Before the first clock was invented centuries ago and someone decided to split its dial in 12 sections, not 10, not 100; how was time told ? Like noon; a while after sunset; a while and a half before sunrise ?

Posted

 

Each day in the Republican Calendar was divided into ten hours, each hour into 100 decimal minutes, and each decimal minute into 100 decimal seconds. Thus an hour was 144 conventional minutes (more than twice as long as a conventional hour), a minute was 86.4 conventional seconds (44% longer than a conventional minute), and a second was 0.864 conventional seconds (13.6% shorter than a conventional second).

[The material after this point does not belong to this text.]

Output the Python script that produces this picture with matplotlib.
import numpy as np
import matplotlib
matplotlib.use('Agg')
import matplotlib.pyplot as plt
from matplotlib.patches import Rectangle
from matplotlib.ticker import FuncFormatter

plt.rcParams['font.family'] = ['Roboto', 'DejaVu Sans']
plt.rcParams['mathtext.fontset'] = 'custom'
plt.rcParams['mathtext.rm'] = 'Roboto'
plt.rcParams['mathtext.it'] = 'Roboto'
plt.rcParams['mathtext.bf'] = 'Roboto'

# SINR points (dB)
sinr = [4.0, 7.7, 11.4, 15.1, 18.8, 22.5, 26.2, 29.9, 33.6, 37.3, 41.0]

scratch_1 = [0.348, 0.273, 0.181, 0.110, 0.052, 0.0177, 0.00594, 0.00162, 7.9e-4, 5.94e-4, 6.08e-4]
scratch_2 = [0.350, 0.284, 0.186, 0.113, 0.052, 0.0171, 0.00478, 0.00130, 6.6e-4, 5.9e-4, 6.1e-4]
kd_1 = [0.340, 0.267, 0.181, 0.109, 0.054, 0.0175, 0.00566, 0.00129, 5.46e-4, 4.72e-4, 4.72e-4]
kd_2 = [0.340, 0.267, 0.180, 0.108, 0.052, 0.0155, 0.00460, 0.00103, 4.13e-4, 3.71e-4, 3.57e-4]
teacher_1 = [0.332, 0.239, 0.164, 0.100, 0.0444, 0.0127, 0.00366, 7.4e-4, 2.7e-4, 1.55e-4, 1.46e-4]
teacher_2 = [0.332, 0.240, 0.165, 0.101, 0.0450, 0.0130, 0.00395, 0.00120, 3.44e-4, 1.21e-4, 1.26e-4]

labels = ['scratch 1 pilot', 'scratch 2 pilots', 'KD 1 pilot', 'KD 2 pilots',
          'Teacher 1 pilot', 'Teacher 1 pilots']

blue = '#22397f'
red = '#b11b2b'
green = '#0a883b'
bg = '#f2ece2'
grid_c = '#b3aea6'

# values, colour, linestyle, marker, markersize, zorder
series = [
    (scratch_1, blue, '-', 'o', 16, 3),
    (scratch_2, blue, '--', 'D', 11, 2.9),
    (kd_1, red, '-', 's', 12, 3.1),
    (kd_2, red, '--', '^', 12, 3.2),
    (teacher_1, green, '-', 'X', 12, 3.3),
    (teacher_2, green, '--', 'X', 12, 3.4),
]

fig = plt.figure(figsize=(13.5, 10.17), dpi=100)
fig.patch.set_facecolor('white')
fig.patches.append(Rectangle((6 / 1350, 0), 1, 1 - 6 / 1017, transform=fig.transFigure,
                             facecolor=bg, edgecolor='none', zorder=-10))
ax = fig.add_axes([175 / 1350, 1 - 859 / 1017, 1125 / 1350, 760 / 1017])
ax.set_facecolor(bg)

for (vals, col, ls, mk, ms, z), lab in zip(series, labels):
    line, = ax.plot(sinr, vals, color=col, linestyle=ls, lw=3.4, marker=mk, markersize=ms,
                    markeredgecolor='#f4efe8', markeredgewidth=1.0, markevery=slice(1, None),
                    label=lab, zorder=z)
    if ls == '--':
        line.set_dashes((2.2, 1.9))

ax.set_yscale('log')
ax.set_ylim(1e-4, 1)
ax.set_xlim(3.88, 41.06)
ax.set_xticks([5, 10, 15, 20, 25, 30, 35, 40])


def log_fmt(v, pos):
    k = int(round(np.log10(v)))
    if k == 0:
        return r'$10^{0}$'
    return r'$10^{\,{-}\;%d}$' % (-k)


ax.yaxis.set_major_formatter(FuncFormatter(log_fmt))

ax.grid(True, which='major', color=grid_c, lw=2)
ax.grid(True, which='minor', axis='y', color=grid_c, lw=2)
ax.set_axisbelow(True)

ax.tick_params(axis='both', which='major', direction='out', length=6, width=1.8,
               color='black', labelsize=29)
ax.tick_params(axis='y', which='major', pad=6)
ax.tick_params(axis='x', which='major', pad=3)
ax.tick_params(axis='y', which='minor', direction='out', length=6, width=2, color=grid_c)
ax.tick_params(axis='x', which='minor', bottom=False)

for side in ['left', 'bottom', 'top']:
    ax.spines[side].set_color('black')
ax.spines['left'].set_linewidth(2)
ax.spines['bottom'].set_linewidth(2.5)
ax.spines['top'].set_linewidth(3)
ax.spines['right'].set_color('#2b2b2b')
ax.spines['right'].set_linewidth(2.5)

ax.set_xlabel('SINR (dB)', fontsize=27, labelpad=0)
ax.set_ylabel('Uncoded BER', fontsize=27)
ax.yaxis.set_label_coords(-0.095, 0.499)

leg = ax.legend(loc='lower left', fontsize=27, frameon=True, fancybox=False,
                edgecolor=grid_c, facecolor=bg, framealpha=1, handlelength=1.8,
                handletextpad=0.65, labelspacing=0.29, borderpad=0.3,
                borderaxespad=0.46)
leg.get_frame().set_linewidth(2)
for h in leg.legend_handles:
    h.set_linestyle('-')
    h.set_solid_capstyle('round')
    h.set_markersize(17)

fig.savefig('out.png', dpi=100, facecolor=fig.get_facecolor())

Clocks were manufactured to display this decimal time, but it did not catch on. Mandatory use of decimal time was officially suspended 7 April 1795, although some cities continued to use decimal time as late as 1801.[7]

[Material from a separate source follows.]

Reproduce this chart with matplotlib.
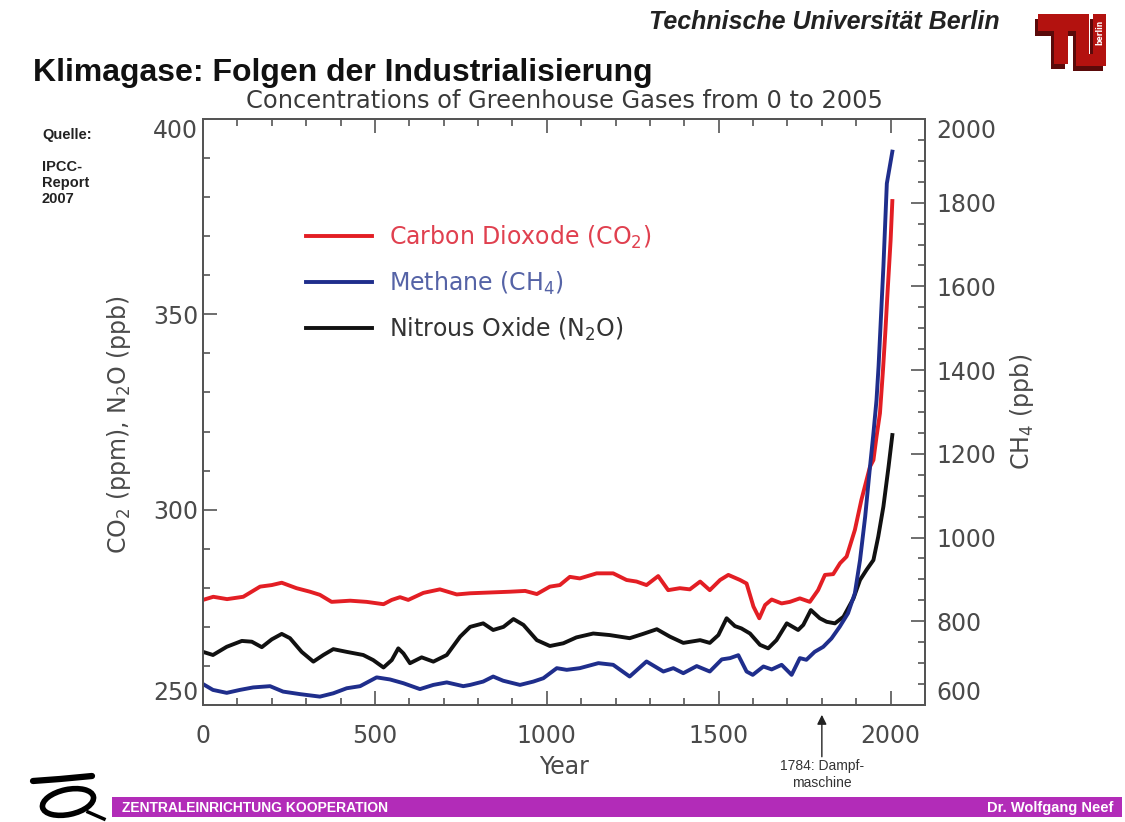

http://en.wikipedia.org/wiki/French_Republican_Calendar#Decimal_time

The fact we inherited 60 minutes and seconds from Babylonians is almost a good reason to hang on to them. It is almost a tradition.

Posted

Nature doesn't help much neither, because a year contains no integer number of days, so even a simple number of seconds in a day wouldn't fit the year simply.

 

The Republican calendar also changed the number of days in a year, and because of that, it would have shifted horribly in less than a century.

Posted

Nature doesn't help much neither, because a year contains no integer number of days, so even a simple number of seconds in a day wouldn't fit the year simply.

 

The Republican calendar also changed the number of days in a year, and because of that, it would have shifted horribly in less than a century.

 

Aren't most calendars (ie apart from the Julian and Gregorian) lunar in basis - such that they do shift a few day each year ? Just a different outlook and perspective.

 

And any calendar that names a month after a lobster dish gets my vote (although its probably the other way around)

Posted

I thought imaginary time was the 11th dimension?

 

I have read science fiction books about different ways of measuring time but for us to really understand they have to translated in some way, in the Gaean trilogy time was measured by Revolutions, shortened to revs and divided or multiplied by ten to make the time intervals easier to understand, 1000 revs was the Gaean month... comparable to 30 some days, i can't remember the exact number.

Posted

 

There were a number of timescales used in the past. Some had equal time periods (24 hrs a day), but others always had 12 hours of daylight and 12 of night. Lots of timekeeping methods started at sunset or sunrise, rather than a fixed noon/midnight (which aren't really fixed, because the solar day isn't actually 86400 seconds long)

 

http://www.sundials.co.uk/tbhou.htm

 

http://www.euarchives.org/index.php?sch=3&lng=en&pge=why&cty=prague&nr=1_5

Posted

 

Aren't most calendars (ie apart from the Julian and Gregorian) lunar in basis? [...]

 

The calendars with 28/29/30/31 days must inherit from lunar calendars as well. Though, the lunar ones I've heard of add a special month some years in order to re-synchronize with the seasons. This means a maximum 14 days bias, a significant drawback. And since the Moon's period is no integer number of days, well, you guess.